1. Возможно, Мольеру принадлежала идея пьес, традиционно ему приписываемых. Он мог составлять план каждой пьесы, детально разрабатывать ее сценарий, ну а Корнель воплощал его замысел в стихотворной форме. Во всяком случае, по своим синтаксическим особенностям, а также по характеру рифм мольеровские пьесы близки к пьесам Корнеля.

2. Мольер вообще не участвовал в написании этих пьес, он ставил лишь свою подпись под ними. Иными словами, он покупал пьесы других авторов, в том числе Пьера Корнеля, и те шли в его театре, под его же именем. Отныне все считали их пьесами самого Мольера. Поэтому их стилистика столь разнородна — они на самом деле написаны не одним автором, а несколькими драматургами, «литературными неграми» XVII века. В целом творчество Мольера не имеет своего характерного стиля. Большая часть его произведений написана стилем Корнеля. Другие же пьесы отличаются по своей стилистике. Вероятно, они сочинены другими авторами.

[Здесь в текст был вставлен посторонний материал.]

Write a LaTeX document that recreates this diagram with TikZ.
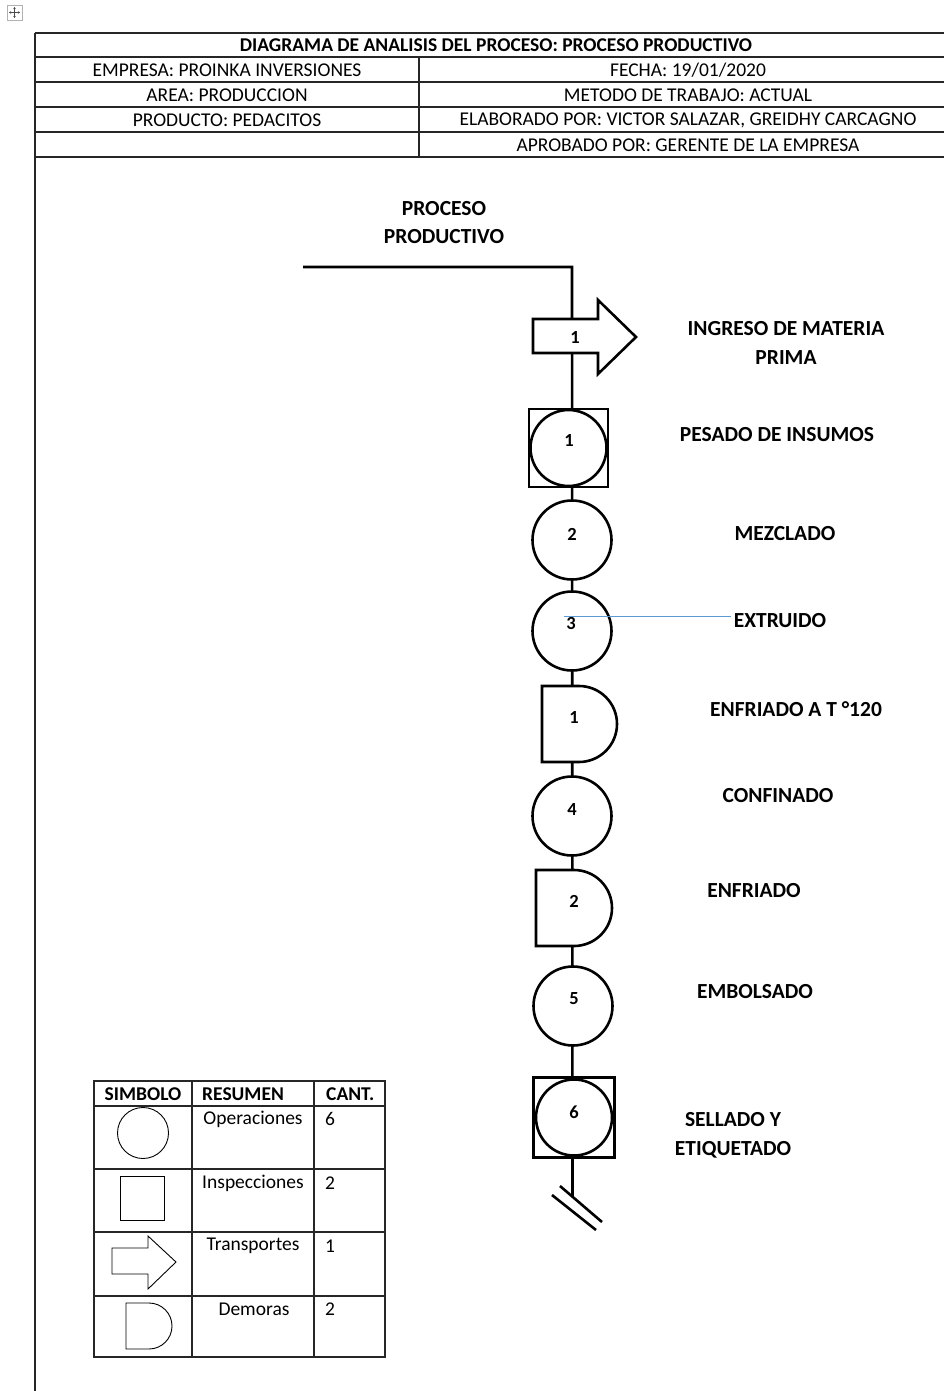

В своей работе исследователи столкнулись с немалыми трудностями. Вопреки тому, что в XVIII веке утверждал французский натурфилософ Жорж-Луи Леклерк де Бюффон («Стиль — это человек»), у французских комедиографов XVII столетия не так легко было выявить свой особенный стиль. Они не считали зазорным подражать друг другу. Их пьесы в большинстве своем были вольным пересказом тех или иных испанских или итальянских произведений, которые сами часто основывались на античных сюжетах. Актеры разучивали эти пьесы, их с успехом принимала публика, а рукописи… их обычно мало кто хранил. Пьеса надоедала зрителям, ее больше не ставили. Листы с записями разлетались, унесенные огнем и ветром. Так что не стоит упрекать Мольера за равнодушие к авторским автографам. Оно у актеров было в крови.

Тем не менее Кафиеро и Камп все-таки попробовали еще раз подтвердить или оспорить авторство Мольера. Эта задача в любом случае несколько легче, чем популярная у филологов «игра в Шекспира». На авторство пьес английского драматурга претендуют, по авторитетному мнению исследователей, не менее десятка человек. Здесь же бросить вызов Мольеру все-таки мог лишь Пьер Корнель (может быть, при участии своего брата — Тома Корнеля). Так считает большинство скептиков, «играющих в Мольера».

Решить задачу с одним неизвестным всегда легче, чем со многими. Поэтому исследователи сосредоточились на сравнительном анализе творчества Мольера и обоих братьев, причем у последних к рассмотрению принимались лишь комедии, написанные стихами. Анализировались следующие особенности пьес: словарный запас, рифмы, типичные грамматические конструкции, характерные формы слов, а также суффиксы и префиксы.

Особый интерес у исследователей вызвало использование авторами так называемых служебных слов. Речь идет об артиклях, союзах, предлогах, а также местоимениях — то есть словах, которые сами по себе не несут никакого содержания, но образуют, так сказать, каркас живой ткани языка. Они очень важны для построения правильных в литературном отношении предложений. Обычно — ив разговорной речи, и на письме — человек почти бессознательно употребляет все эти служебные слова. Их использование — это своего рода «почерк говорящего», «отпечатки его языка».

У одного и того же писателя в различных его текстах показатели использования служебных слов примерно схожи. «Почерк речи» не подделать. В любом языке не так много служебных слов, но зато они употребляются невероятно часто, ведь мы вынуждены скреплять ими речь. Служебные слова буквально склеивают ее накрепко — без зазоров и шероховатостей.

В конце концов Кафиеро и Камп пришли к следующему выводу: «Наше исследование опровергает обе эти гипотезы. Мы должны заключить, что ни Пьер Корнель, ни Тома Корнель, ни какой-либо иной известный писатель, чье творчество анализировалось нами, не могут быть авторами пьес, опубликованных под именем Мольера. Мы, правда, не можем доказать, что Мольер собственноручно писал все эти пьесы (тут требуются веские документальные свидетельства). Однако по мере опровержения альтернативных теорий все настойчивее напрашивается мысль, что Мольер действительно сам написал свои шедевры».

Итак, окончательный вердикт на сегодня таков: возможно, кто-то и писал Мольеру пьесы, которые он мог выдавать за свои, но вряд ли это может быть тот же Пьер Корнель.

Можно, конечно, предположить, что существовал некий неизвестный автор, написавший все эти комедии специально для господина Мольера и не оставивший более никакого творческого наследия. Но лучше «не умножать сущности» и по-прежнему считать автором комедий Мольера.

Но, может быть, последующие исследования опровергнут этот вывод?